→ **Exercise description**:
Identify each line below that contains the word "size", and copy it out.

→ **Information provided**:

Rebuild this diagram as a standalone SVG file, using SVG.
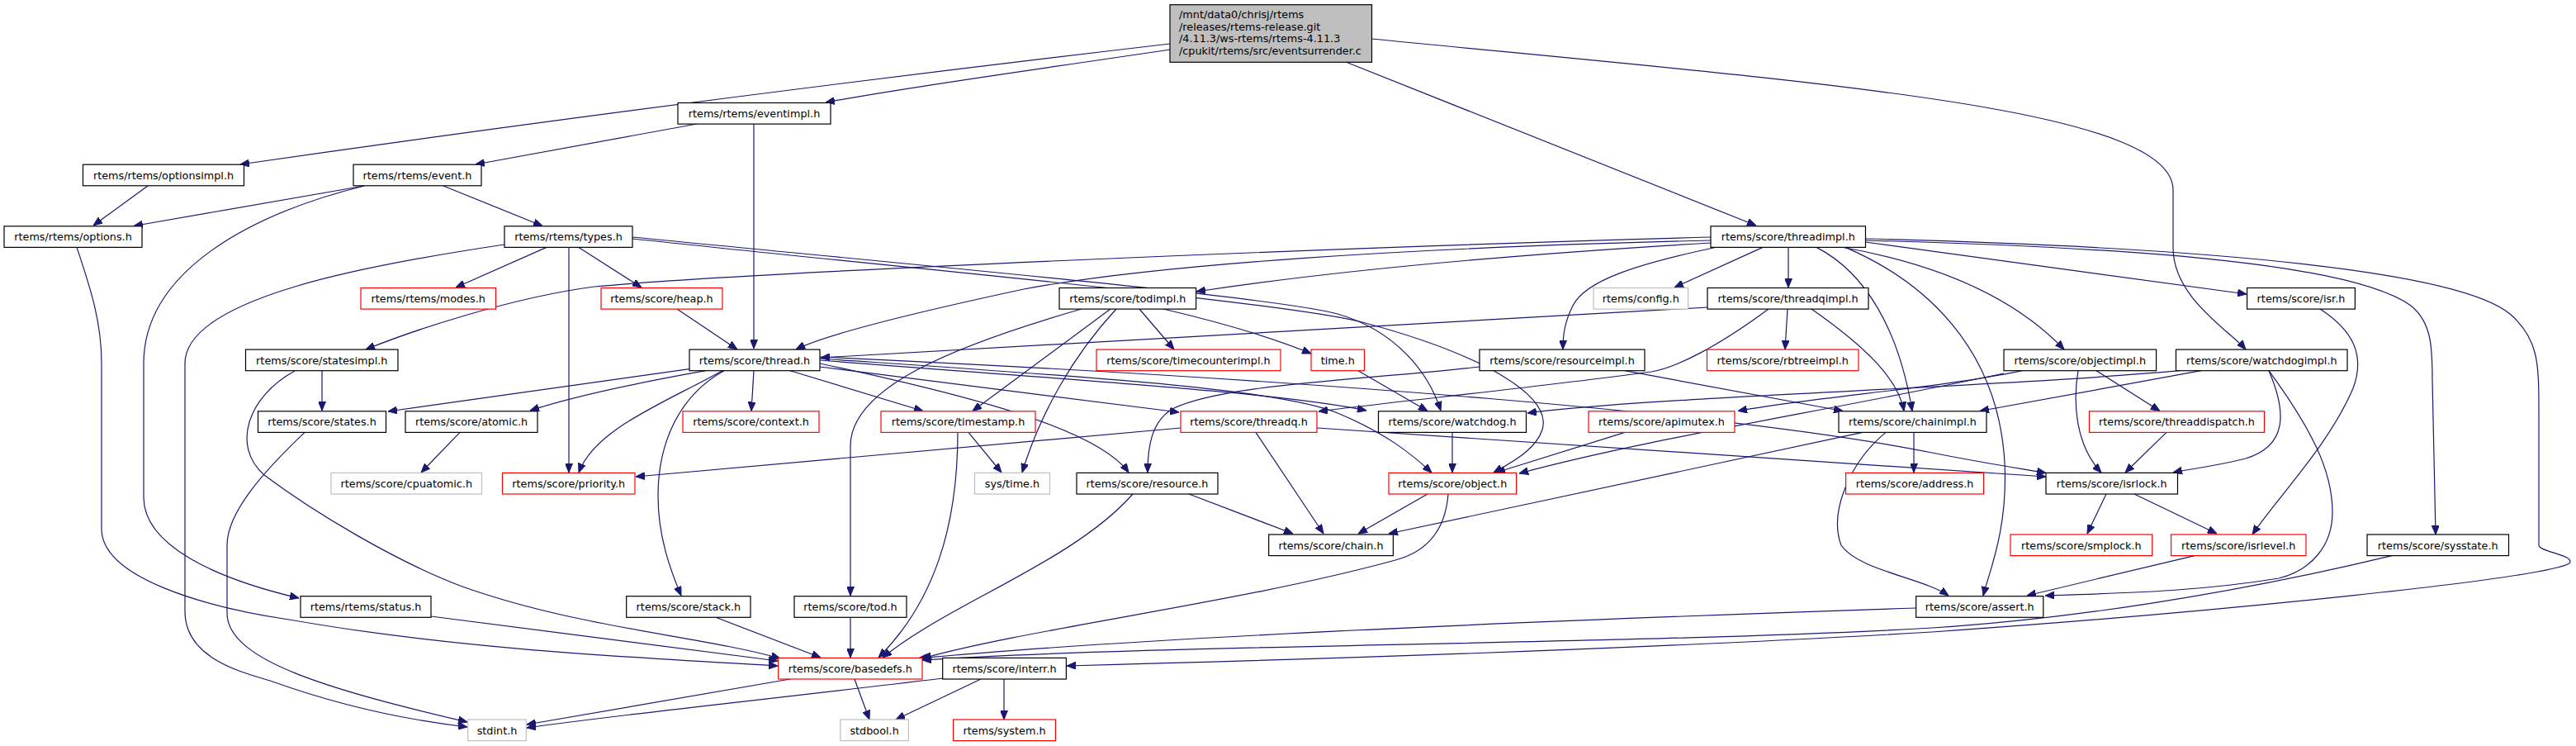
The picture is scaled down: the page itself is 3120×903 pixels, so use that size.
<svg xmlns="http://www.w3.org/2000/svg" width="3120" height="903" viewBox="0 0 3120 903">
<style>
rect{fill:#fff;stroke:#000;stroke-width:1.2}
.r rect{stroke:#ff0000}
.g rect{stroke:#bfbfbf}
.m rect{fill:#bfbfbf}
text{font-family:"DejaVu Sans","Liberation Sans",sans-serif;font-size:12.8px;fill:#000;text-anchor:middle}
.m text{text-anchor:start}
#edges path{fill:none;stroke:#191970;stroke-width:1.2;marker-end:url(#ah)}
</style>
<defs>
<marker id="ah" viewBox="0 0 11 9" refX="11" refY="4.5" markerWidth="11" markerHeight="9" orient="auto" markerUnits="userSpaceOnUse">
<path d="M0,0 L11,4.5 L0,9 z" fill="#191970" stroke="#191970" stroke-width="1"/>
</marker>
</defs>
<rect x="0" y="0" width="3120" height="903" style="fill:#fff;stroke:none"/>
<g id="edges">
<path d="M1417,53 C1100,90 700,140 291,199"/>
<path d="M1417,60 C1250,85 1100,105 1000,124"/>
<path d="M1630,75 L2127,273"/>
<path d="M1661,47 C2200,100 2632,130 2632,230 L2632,300 C2632,360 2700,400 2720,423"/>
<path d="M844,150 L576,199"/>
<path d="M913,150 L913,422"/>
<path d="M179,225 L113,273"/>
<path d="M441,225 L162,273.5"/>
<path d="M537,225 L657,273.5"/>
<path d="M441,225 C300,260 174,330 174,440 L174,602 C174,660 260,700 362,724"/>
<path d="M662,299.4 L552,348"/>
<path d="M689,299.4 L689,572"/>
<path d="M701,299.4 L777,348"/>
<path d="M611,296 C450,320 224,360 224,440 L224,740 C224,800 300,815 330,825 C400,850 480,870 566,880"/>
<path d="M766,287 C1100,320 1550,360 1620,380 C1690,400 1730,450 1745,497"/>
<path d="M766,289 C1100,325 1550,365 1650,390 C1800,430 1880,480 1868,520 C1860,545 1830,560 1809,572"/>
<path d="M820,374 L893,423"/>
<path d="M390,448.7 L390,497"/>
<path d="M357,449 C300,480 280,540 320,575 C380,620 480,680 560,710 C700,760 850,770 945,797"/>
<path d="M369,523.4 C320,570 275,620 275,660 L275,742 C275,800 400,835 566,874"/>
<path d="M557,523.4 L510,572"/>
<path d="M835,446.7 L470,498"/>
<path d="M855,448.7 C780,462 700,478 642,497"/>
<path d="M875,448.7 C800,490 720,520 701,572"/>
<path d="M877,448.7 C820,480 797,540 797,600 C797,650 812,690 825,721"/>
<path d="M913,448.7 L910,497.5"/>
<path d="M957,448.7 L1118,497.5"/>
<path d="M993,440 C1180,480 1330,520 1367,572"/>
<path d="M993,444 L1428,499"/>
<path d="M993,436 C1300,460 1550,475 1655,497"/>
<path d="M993,434 C1300,455 1550,470 1620,500 C1680,525 1710,550 1734,572"/>
<path d="M993,432 C1600,460 2100,500 2340,548 C2400,560 2440,566 2478,572.5"/>
<path d="M1430,518 L770,577"/>
<path d="M1521,523.4 L1603,646"/>
<path d="M1595,518 C1900,540 2200,560 2478,577"/>
<path d="M1310,374 C1150,420 1030,470 1030,540 L1030,721"/>
<path d="M1345,374 L1178,497.5"/>
<path d="M1352,374 C1300,430 1260,500 1238,572"/>
<path d="M1380,374 L1422,423"/>
<path d="M1409,374 Q1520,400 1588,428"/>
<path d="M1173,523.4 L1213,572"/>
<path d="M1160,523.4 C1160,640 1130,730 1064,796"/>
<path d="M1645,448.7 L1729,497.5"/>
<path d="M1759,523.4 L1759,572"/>
<path d="M1440,598 L1566,646"/>
<path d="M1372,598 C1300,680 1150,730 1069,796"/>
<path d="M1729,598 L1645,646"/>
<path d="M1754,598 C1750,650 1720,670 1690,678 C1500,730 1250,760 1117,797"/>
<path d="M1968,523.4 L1812,572"/>
<path d="M1792,444 C1650,460 1480,465 1420,495 C1395,510 1390,540 1390,572"/>
<path d="M1968,448.7 L2232,497.5"/>
<path d="M2068,372 C1600,400 1200,420 994,433"/>
<path d="M2165,374 L2162,423"/>
<path d="M2194,374 C2260,420 2300,460 2306,497.5"/>
<path d="M2142,374 C2080,420 2030,445 2000,450 C1850,470 1700,485 1597,498"/>
<path d="M2072,287 C1600,300 900,330 720,347 C620,360 500,400 443,423"/>
<path d="M2072,291 C1700,300 1400,320 1240,350 C1100,380 1000,405 964,423"/>
<path d="M2072,294 C1800,310 1600,330 1449,353"/>
<path d="M2135,299.4 L2028,348"/>
<path d="M2080,299 C1980,320 1920,340 1905,370 C1895,390 1893,405 1893,423"/>
<path d="M2166,299.4 L2166,348"/>
<path d="M2200,299.4 C2260,330 2300,400 2316,497.5"/>
<path d="M2230,299 C2350,320 2440,360 2500,423"/>
<path d="M2259,293 L2721,356"/>
<path d="M2235,299.4 C2330,340 2420,420 2428,560 C2432,640 2410,690 2402,721"/>
<path d="M2259,291 C2600,300 2850,320 2920,370 C2945,390 2946,420 2946,460 L2950,647"/>
<path d="M2259,289 C2700,300 2980,330 3040,380 C3075,410 3075,440 3075,500 L3075,660 C3075,668 3120,672 3112,682 C3080,700 2700,740 2340,765 C2000,785 1600,798 1292,806"/>
<path d="M2897,672.6 C2700,720 2500,750 2340,760 C2000,780 1400,780 1117,799"/>
<path d="M2321,736 C1900,750 1400,770 1112,797"/>
<path d="M2256,523.4 L1682,646"/>
<path d="M2318,523.4 L2318,572"/>
<path d="M2284,523.4 C2240,560 2215,620 2230,660 C2250,690 2330,700 2360,721"/>
<path d="M2449,448.7 C2350,470 2200,480 2105,497.5"/>
<path d="M2427,452 C2200,500 2000,530 1840,573"/>
<path d="M2539,448.7 L2616,497.5"/>
<path d="M2517,448.7 C2510,490 2515,540 2545,572"/>
<path d="M2640,448.7 C2400,470 2000,480 1850,500"/>
<path d="M2666,448.7 L2398,497.5"/>
<path d="M2748,448.7 C2770,500 2770,540 2720,555 C2680,565 2650,568 2632,572"/>
<path d="M2748,448.7 C2800,520 2825,570 2825,620 C2825,660 2800,690 2760,700 C2650,718 2550,718 2477,721"/>
<path d="M2624,523.4 L2574,572"/>
<path d="M2551,598 L2528,646"/>
<path d="M2585,598 L2685,646"/>
<path d="M2810,374 C2850,400 2865,430 2850,470 C2820,540 2760,600 2728,647"/>
<path d="M2658,672.6 L2455,721"/>
<path d="M522,746 L942,800"/>
<path d="M93,299.4 C110,350 123,390 123,440 L123,640 C123,700 250,735 350,750 C550,785 750,795 942,806"/>
<path d="M867,747.3 L994,796"/>
<path d="M1030,747.3 L1030,796"/>
<path d="M957,822 L638,877"/>
<path d="M1142,821 C900,850 750,865 638,881"/>
<path d="M1035,822 L1053,871"/>
<path d="M1188,822 L1085,871"/>
<path d="M1216,822 L1216,871"/>
</g>
<g id="node-main" class="m"><rect x="1417" y="5.7" width="244.5" height="69.6"/><text x="1428" y="22">/mnt/data0/chrisj/rtems</text><text x="1428" y="36.7">/releases/rtems-release.git</text><text x="1428" y="51.4">/4.11.3/ws-rtems/rtems-4.11.3</text><text x="1428" y="66.1">/cpukit/rtems/src/eventsurrender.c</text></g>
<g id="node-eventimpl"><rect x="821" y="124.5" width="185" height="25.6"/><text x="913.5" y="142">rtems/rtems/eventimpl.h</text></g>
<g id="node-optionsimpl"><rect x="100.5" y="199.2" width="195" height="25.6"/><text x="198" y="216.7">rtems/rtems/optionsimpl.h</text></g>
<g id="node-event"><rect x="428" y="199.2" width="155" height="25.6"/><text x="505.5" y="216.7">rtems/rtems/event.h</text></g>
<g id="node-options"><rect x="5" y="273.8" width="167" height="25.6"/><text x="88.5" y="291.3">rtems/rtems/options.h</text></g>
<g id="node-types"><rect x="611" y="273.8" width="155" height="25.6"/><text x="688.5" y="291.3">rtems/rtems/types.h</text></g>
<g id="node-threadimpl"><rect x="2072" y="273.8" width="187.5" height="25.6"/><text x="2165.75" y="291.3">rtems/score/threadimpl.h</text></g>
<g id="node-modes" class="r"><rect x="437" y="348.5" width="163.5" height="25.6"/><text x="518.75" y="366">rtems/rtems/modes.h</text></g>
<g id="node-heap" class="r"><rect x="728" y="348.5" width="147" height="25.6"/><text x="801.5" y="366">rtems/score/heap.h</text></g>
<g id="node-todimpl"><rect x="1283" y="348.5" width="165.6" height="25.6"/><text x="1365.8" y="366">rtems/score/todimpl.h</text></g>
<g id="node-config" class="g"><rect x="1930" y="348.5" width="114.6" height="25.6"/><text x="1987.3" y="366">rtems/config.h</text></g>
<g id="node-threadqimpl"><rect x="2068" y="348.5" width="195" height="25.6"/><text x="2165.5" y="366">rtems/score/threadqimpl.h</text></g>
<g id="node-isr"><rect x="2721.6" y="348.5" width="130.8" height="25.6"/><text x="2787" y="366">rtems/score/isr.h</text></g>
<g id="node-statesimpl"><rect x="297.5" y="423.1" width="184.5" height="25.6"/><text x="389.75" y="440.6">rtems/score/statesimpl.h</text></g>
<g id="node-thread"><rect x="835" y="423.1" width="158" height="25.6"/><text x="914" y="440.6">rtems/score/thread.h</text></g>
<g id="node-timecounterimpl" class="r"><rect x="1328" y="423.1" width="223" height="25.6"/><text x="1439.5" y="440.6">rtems/score/timecounterimpl.h</text></g>
<g id="node-time" class="r"><rect x="1588" y="423.1" width="64.5" height="25.6"/><text x="1620.25" y="440.6">time.h</text></g>
<g id="node-resourceimpl"><rect x="1792" y="423.1" width="200" height="25.6"/><text x="1892" y="440.6">rtems/score/resourceimpl.h</text></g>
<g id="node-rbtreeimpl" class="r"><rect x="2067.5" y="423.1" width="183.5" height="25.6"/><text x="2159.25" y="440.6">rtems/score/rbtreeimpl.h</text></g>
<g id="node-objectimpl"><rect x="2427" y="423.1" width="184.6" height="25.6"/><text x="2519.3" y="440.6">rtems/score/objectimpl.h</text></g>
<g id="node-watchdogimpl"><rect x="2635.5" y="423.1" width="207.5" height="25.6"/><text x="2739.25" y="440.6">rtems/score/watchdogimpl.h</text></g>
<g id="node-states"><rect x="312.5" y="497.8" width="155" height="25.6"/><text x="390" y="515.3">rtems/score/states.h</text></g>
<g id="node-atomic"><rect x="491" y="497.8" width="160" height="25.6"/><text x="571" y="515.3">rtems/score/atomic.h</text></g>
<g id="node-context" class="r"><rect x="827" y="497.8" width="165" height="25.6"/><text x="909.5" y="515.3">rtems/score/context.h</text></g>
<g id="node-timestamp" class="r"><rect x="1067" y="497.8" width="187" height="25.6"/><text x="1160.5" y="515.3">rtems/score/timestamp.h</text></g>
<g id="node-threadq" class="r"><rect x="1430" y="497.8" width="165" height="25.6"/><text x="1512.5" y="515.3">rtems/score/threadq.h</text></g>
<g id="node-watchdog"><rect x="1669.5" y="497.8" width="179" height="25.6"/><text x="1759" y="515.3">rtems/score/watchdog.h</text></g>
<g id="node-apimutex" class="r"><rect x="1924" y="497.8" width="177" height="25.6"/><text x="2012.5" y="515.3">rtems/score/apimutex.h</text></g>
<g id="node-chainimpl"><rect x="2227" y="497.8" width="179" height="25.6"/><text x="2316.5" y="515.3">rtems/score/chainimpl.h</text></g>
<g id="node-threaddispatch" class="r"><rect x="2530.5" y="497.8" width="212" height="25.6"/><text x="2636.5" y="515.3">rtems/score/threaddispatch.h</text></g>
<g id="node-cpuatomic" class="g"><rect x="401" y="572.4" width="182.5" height="25.6"/><text x="492.25" y="589.9">rtems/score/cpuatomic.h</text></g>
<g id="node-priority" class="r"><rect x="608.5" y="572.4" width="160.5" height="25.6"/><text x="688.75" y="589.9">rtems/score/priority.h</text></g>
<g id="node-systime" class="g"><rect x="1180.5" y="572.4" width="91" height="25.6"/><text x="1226" y="589.9">sys/time.h</text></g>
<g id="node-resource"><rect x="1304" y="572.4" width="171" height="25.6"/><text x="1389.5" y="589.9">rtems/score/resource.h</text></g>
<g id="node-object" class="r"><rect x="1682" y="572.4" width="154.6" height="25.6"/><text x="1759.3" y="589.9">rtems/score/object.h</text></g>
<g id="node-address" class="r"><rect x="2235.6" y="572.4" width="167" height="25.6"/><text x="2319.1" y="589.9">rtems/score/address.h</text></g>
<g id="node-isrlock"><rect x="2478" y="572.4" width="159.5" height="25.6"/><text x="2557.75" y="589.9">rtems/score/isrlock.h</text></g>
<g id="node-chain"><rect x="1536.7" y="647" width="150.7" height="25.6"/><text x="1612" y="664.5">rtems/score/chain.h</text></g>
<g id="node-smplock" class="r"><rect x="2435" y="647" width="171.7" height="25.6"/><text x="2520.85" y="664.5">rtems/score/smplock.h</text></g>
<g id="node-isrlevel" class="r"><rect x="2629.6" y="647" width="163.4" height="25.6"/><text x="2711.3" y="664.5">rtems/score/isrlevel.h</text></g>
<g id="node-sysstate"><rect x="2867" y="647" width="171.5" height="25.6"/><text x="2952.75" y="664.5">rtems/score/sysstate.h</text></g>
<g id="node-status"><rect x="364" y="721.7" width="158" height="25.6"/><text x="443" y="739.2">rtems/rtems/status.h</text></g>
<g id="node-stack"><rect x="758.7" y="721.7" width="150.3" height="25.6"/><text x="833.85" y="739.2">rtems/score/stack.h</text></g>
<g id="node-tod"><rect x="962" y="721.7" width="136" height="25.6"/><text x="1030" y="739.2">rtems/score/tod.h</text></g>
<g id="node-assert"><rect x="2320.7" y="721.7" width="154.1" height="25.6"/><text x="2397.75" y="739.2">rtems/score/assert.h</text></g>
<g id="node-basedefs" class="r"><rect x="942.7" y="796.4" width="174.3" height="25.6"/><text x="1029.85" y="813.9">rtems/score/basedefs.h</text></g>
<g id="node-interr"><rect x="1141.7" y="796.4" width="149.7" height="25.6"/><text x="1216.55" y="813.9">rtems/score/interr.h</text></g>
<g id="node-stdint" class="g"><rect x="566.7" y="871" width="70.6" height="25.6"/><text x="602" y="888.5">stdint.h</text></g>
<g id="node-stdbool" class="g"><rect x="1017.8" y="871" width="82.6" height="25.6"/><text x="1059.1" y="888.5">stdbool.h</text></g>
<g id="node-system" class="r"><rect x="1154.6" y="871" width="123.9" height="25.6"/><text x="1216.55" y="888.5">rtems/system.h</text></g>
</svg>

→ **Final result**:
The picture is scaled down: the page itself is 3120×903 pixels, so use that size.
text{font-family:"DejaVu Sans","Liberation Sans",sans-serif;font-size:12.8px;fill:#000;text-anchor:middle}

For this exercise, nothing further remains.